In 1944, Martin graduated from high school and was admitted Morehouse College when he was only 15. Subsequently, he earned his bachelor’s degree in Sociology in 1948 and later received his doctorate degree in Systematic Theology 1955. In 1954, Martin became a pastor in Alabama at Dexter Avenue Church in Montgomery, Alabama. His first massive civil rights campaign was the Montgomery Bus Boycott in 1955. Approximately 40,000 African-American bus riders boycotted the bus system and continued to do so until the city met its demands. The group wanted to be treated with basic respect and wanted a first come first serve seating policy.

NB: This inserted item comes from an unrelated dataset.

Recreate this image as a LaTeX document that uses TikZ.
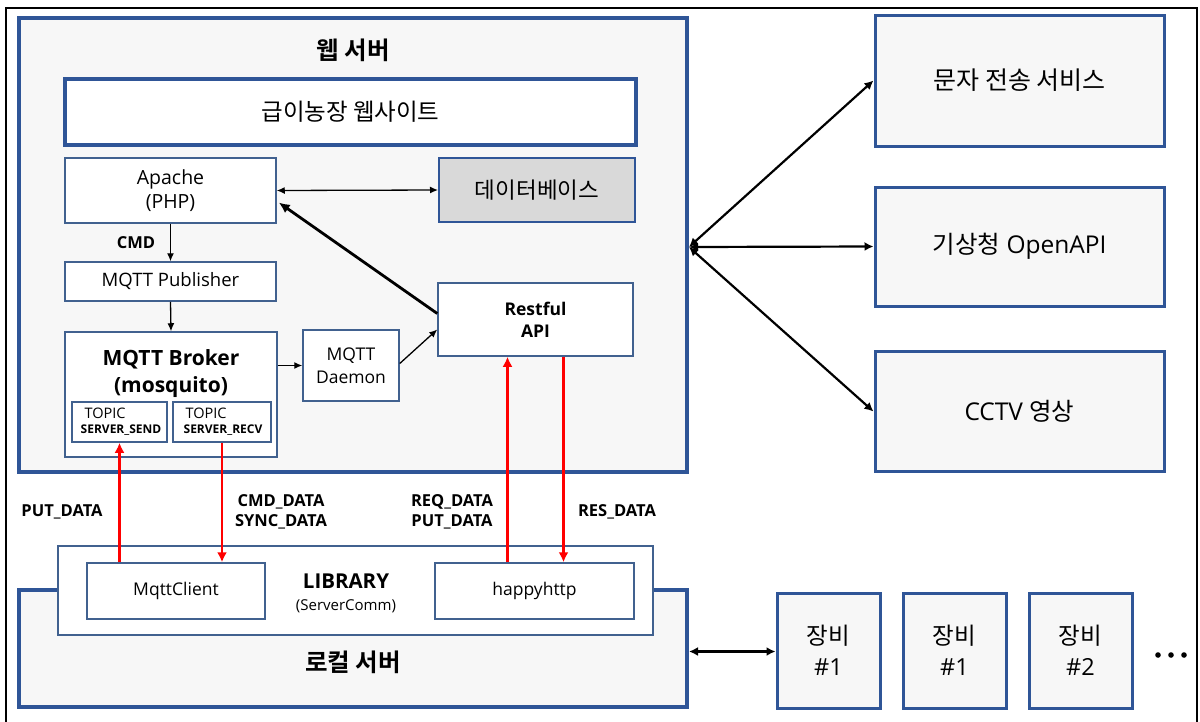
\documentclass[tikz,border=0pt]{standalone}
\usepackage{fontspec}
\setmainfont{Open Sans}
\newfontfamily\ko{Noto Sans CJK KR}[BoldFont={Noto Sans CJK KR Bold}]
\usetikzlibrary{arrows.meta,calc}
\definecolor{frameblue}{HTML}{2F5597}
\definecolor{boxblue}{HTML}{41618F}
\definecolor{panel}{HTML}{F7F7F7}
\definecolor{dbgray}{HTML}{D9D9D9}
\definecolor{linkred}{HTML}{FF0000}
\tikzset{
  sz/.style 2 args={minimum width=#1pt, minimum height=#2pt},
  fs/.style 2 args={font=\fontsize{#1pt}{#2pt}\selectfont},
  fsb/.style 2 args={font=\fontsize{#1pt}{#2pt}\selectfont\bfseries},
  panelbox/.style={draw=frameblue, line width=4pt, fill=panel, inner sep=0pt},
  sitebox/.style={draw=frameblue, line width=4pt, fill=white, inner sep=0pt},
  thinbox/.style={draw=boxblue, line width=1.5pt, fill=white, inner sep=0pt, align=center},
  extbox/.style={draw=frameblue, line width=3pt, fill=panel, inner sep=0pt, align=center},
  lbl/.style={inner sep=0pt, align=center},
  arr/.style={line width=1.3pt, -{Latex[length=8pt,width=7pt]}},
  arrboth/.style={line width=1.3pt, {Latex[length=8pt,width=7pt]}-{Latex[length=8pt,width=7pt]}},
  arrwide/.style={line width=2.2pt, {Latex[length=9pt,width=9pt]}-{Latex[length=9pt,width=9pt]}},
  arrthick/.style={line width=2.8pt, -{Latex[length=11pt,width=10pt]}},
  redarr/.style={draw=linkred, line width=2.5pt, -{Latex[length=10pt,width=10pt]}},
}
\begin{document}
\begin{tikzpicture}[x=1pt,y=-1pt]
  \useasboundingbox (0,0) rectangle (1200,721);
  \fill[white] (0,0) rectangle (1200,721);
  % outer frame (open at the bottom)
  \draw[black, line width=2.5pt] (6,730) -- (6,8) -- (1197,8) -- (1197,730);

  % ---------- web server ----------
  \node[panelbox, sz={668}{454}] (web) at (353,245) {};
  \node[lbl, fsb={24.5}{28}] (webt) at (353,50) {\ko\bfseries 웹 서버};
  \node[sitebox, sz={571}{66}, fs={23.5}{26}] (site) at (350.5,111.5) {\ko 급이농장 웹사이트};
  \node[thinbox, sz={211}{65}, fs={19.5}{24}] (apache) at (170.5,190.5) {Apache\\(PHP)};
  \node[thinbox, draw=frameblue, line width=2pt, fill=dbgray, sz={196}{64}, fs={22.5}{26}] (db) at (537,190) {\ko 데이터베이스};
  \node[thinbox, sz={211}{39}, fs={18.5}{22}] (pub) at (170.5,281.5) {MQTT Publisher};
  \node[thinbox, sz={212}{125}] (broker) at (171,394.5) {};
  \node[lbl, fsb={21}{27}] (brokert) at (171,373.5) {MQTT Broker\\(mosquito)};
  \node[thinbox, sz={95}{40}] (tsend) at (119.5,422) {};
  \node[lbl, fs={14.5}{17}] (tsendt) at (105,413) {TOPIC};
  \node[lbl, fsb={12}{14}] (tsendn) at (121,430.5) {SERVER\_SEND};
  \node[thinbox, sz={98}{40}] (trecv) at (222,422) {};
  \node[lbl, fs={14.5}{17}] (trecvt) at (206,413) {TOPIC};
  \node[lbl, fsb={12}{14}] (trecvn) at (223,430.5) {SERVER\_RECV};
  \node[thinbox, sz={96}{71}, fs={17.5}{23}] (daemon) at (351,365.5) {MQTT\\Daemon};
  \node[thinbox, sz={195}{73}, fsb={17.5}{22}] (rest) at (535.5,319.5) {Restful\\API};

  \draw[arrboth] (apache.east) -- (db.west);
  \draw[arr] (apache.south) -- (pub.north);
  \node[lbl, fsb={16.5}{18}] (cmdl) at (136,243) {CMD};
  \draw[arr] (pub.south) -- (broker.north);
  \draw[arr] (broker.east |- daemon.west) -- (daemon.west);
  \draw[arr] ($(daemon.east)+(0,-2)$) -- ($(rest.west)+(0,10)$);
  \draw[arrthick] ($(rest.west)+(0,-6)$) -- ($(apache.east)+(2,12)$);

  % ---------- local server ----------
  \node[panelbox, sz={668}{117}] (local) at (353,648.5) {};
  \node[lbl, fsb={24.5}{28}] (localt) at (353,662) {\ko\bfseries 로컬 서버};
  \node[thinbox, sz={595}{89}] (lib) at (355.5,590.5) {};
  \node[thinbox, sz={178}{56}, fs={17.5}{20}] (mqttc) at (176,591) {MqttClient};
  \node[thinbox, sz={199}{56}, fs={17.5}{20}] (happy) at (534.5,591) {happyhttp};
  \node[lbl, fsb={20.5}{24}] (libt) at (346,581) {LIBRARY};
  \node[lbl, fs={15}{18}] (libs) at (346,606) {(ServerComm)};

  % ---------- data links ----------
  \draw[redarr] (tsend.south |- mqttc.north) -- (tsend.south);
  \draw[redarr] (trecv.south) -- (trecv.south |- mqttc.north);
  \coordinate (reqx) at ($(happy.north)+(-27,0)$);
  \coordinate (resx) at ($(happy.north)+(29,0)$);
  \draw[redarr] (reqx) -- (reqx |- rest.south);
  \draw[redarr] (resx |- rest.south) -- (resx);
  \node[lbl, fsb={16.5}{20}] (putl) at (62,512) {PUT\_DATA};
  \node[lbl, fsb={16.5}{20}] (cmdd) at (281,511.5) {CMD\_DATA\\SYNC\_DATA};
  \node[lbl, fsb={16.5}{20}] (reqd) at (452,511.5) {REQ\_DATA\\PUT\_DATA};
  \node[lbl, fsb={16.5}{20}] (resd) at (617,512) {RES\_DATA};

  % ---------- external services ----------
  \node[extbox, sz={289}{131}, fs={25}{28}] (sms) at (1019.5,80.5) {\ko 문자 전송 서비스};
  \node[extbox, sz={289}{119}, fs={24.5}{28}] (kma) at (1019.5,246.5) {{\ko 기상청} OpenAPI};
  \node[extbox, sz={289}{120}, fs={24.5}{28}] (cctv) at (1019.5,411.5) {CCTV {\ko 영상}};
  \coordinate (hub) at (689,247);
  \draw[arrwide] (hub) -- (sms.west);
  \draw[arrwide] (hub) -- (kma.west);
  \draw[arrwide] (hub) -- (cctv.west);

  % ---------- devices ----------
  \node[extbox, sz={103}{115}, fs={23.5}{31}] (dev1) at (828.5,650.5) {{\ko 장비}\\\#1};
  \node[extbox, sz={103}{115}, fs={23.5}{31}] (dev2) at (954.5,650.5) {{\ko 장비}\\\#1};
  \node[extbox, sz={103}{115}, fs={23.5}{31}] (dev3) at (1080.5,650.5) {{\ko 장비}\\\#2};
  \draw[arrwide] ($(local.east)+(0,3)$) -- (dev1.west |- 0,651.5);
  \foreach \dx in {1158,1171,1184} \fill (\dx,655) circle (2.8pt);
\end{tikzpicture}
\end{document}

Shortly after its completion, Martin helped found the Southern Christian Leadership Conference, a group that became highly influential throughout the Civil Rights movement. Later on, the SCLC held up to twenty meetings in various southern towns, with the hopes of registering African American voters within these regions.
Martin Luther King was known for his non-violent approach to the civil rights reform. In his Nobel lecture at the University of Oslo, he stated that ‘Violence as a way of achieving racial justice is both impractical and immoral. I am not unmindful of the fact that violence often brings about momentary results. Nations have frequently won their independence in battle. But in spite of temporary victories, violence never brings permanent peace.” (1964). The essence of this argument is that results obtained through violence are never enduring, but results obtained through peace are permeable.
For Martin, a civil rights movement perpetrated by violence wasn’t one he wanted to be a part of it. This is where he and Malcolm X disagreed most. On March 26th, 1964, Malcolm X met Martin Luther King on Capitol Hill. Their conversation lasted only a mere minute and was incredibly impersonal. King would later say in regards to Malcolm during a playboy interview in 1965,”he is very articulate … but I totally disagree with many of his political and philosophical views — at least insofar as I understand where he now stands.”(1965). However Malcolm was positive that Dr.King’s policy of non-violent protest would allow segregation to endure for decades, possibly even longer. He was also wasn’t sure that African-Americans and white people could really live together. On the contrary, Martin was positive that Malcolm’s imposing threats of physical violence would only further alienate the two communities. Thus, due to their opposing views, there was often tension betwixt them. In an interview with Louis Lomax, Malcolm dismissed Martin as “just a 20th century or modern Uncle Tom, or a religious Uncle Tom, who is doing the same thing today to keep Negroes defenseless in the face of an attack.”